With severe gales and heavy rain across the country, the Scottish weather could hardly have been more appropriate for the climate change rallies at the weekend. In Edinburgh and other cities around the world, thousands of campaigners expressed their concern about the impact of severe weather events on the planet and its people, especially in the poorest parts of the world, and called for stronger action by the world’s governments to prevent further damage.
Will they get the action they want? There certainly seems to be a more determined mood ahead of this week’s UN climate conference in Paris, with the French president Francois Hollande declaring that human beings are destroying nature. “Man is the worst enemy of man,” he said.
But we have been here before. This is the 21st session of the Conference of the Parties which aims to reach a global agreement on climate change and year after year they have fallen short of the action that is needed to seriously tackle climate change. In particular, in many parts of the developing world, far from there being any real plan to reduce reliance on fossil fuels, exactly the opposite is happening, with China and India going full out for coal.
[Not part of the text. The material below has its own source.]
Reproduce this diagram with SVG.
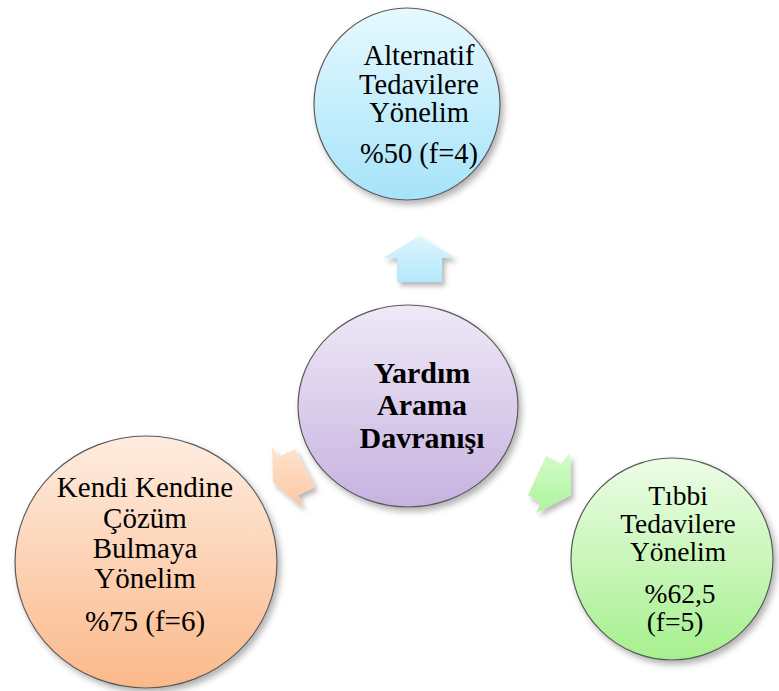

By contrast, coal use is declining in the UK and other European countries, but, with Western nations causing most of the damage in the first place, it is understandable that developing countries resent the prospect of having to curtail their own development in the name of climate change. Western governments, including the UK and Scottish governments, are also still failing to lead by example, despite their fine words.
The recent example of the UK government is particularly shameful. There was a time when David Cameron said his government would be the greenest ever, but, since achieving a majority at Westminster, the Conservatives have seriously undermined their credibility on green issues with a success of retrograde measures, including the end of subsidies for onshore windfarms.
The Scottish Government also has more work to do. Wave power is one of the renewable technologies with the greatest potential and yet the most promising developers in the area have been allowed to fail. The Scottish Government may have ambitious targets on the environment, but renewable energies will only form a solid part of Scotland’s future if they are given the public investment they need.
It may be that, in the end, a promising deal emerges from Paris, and no doubt both Nicola Sturgeon and David Cameron will use their influence to push for the strongest one possible. But a deal at the top levels in Paris has to be accompanied by government action on the ground and, on that important test, the UK is still falling short.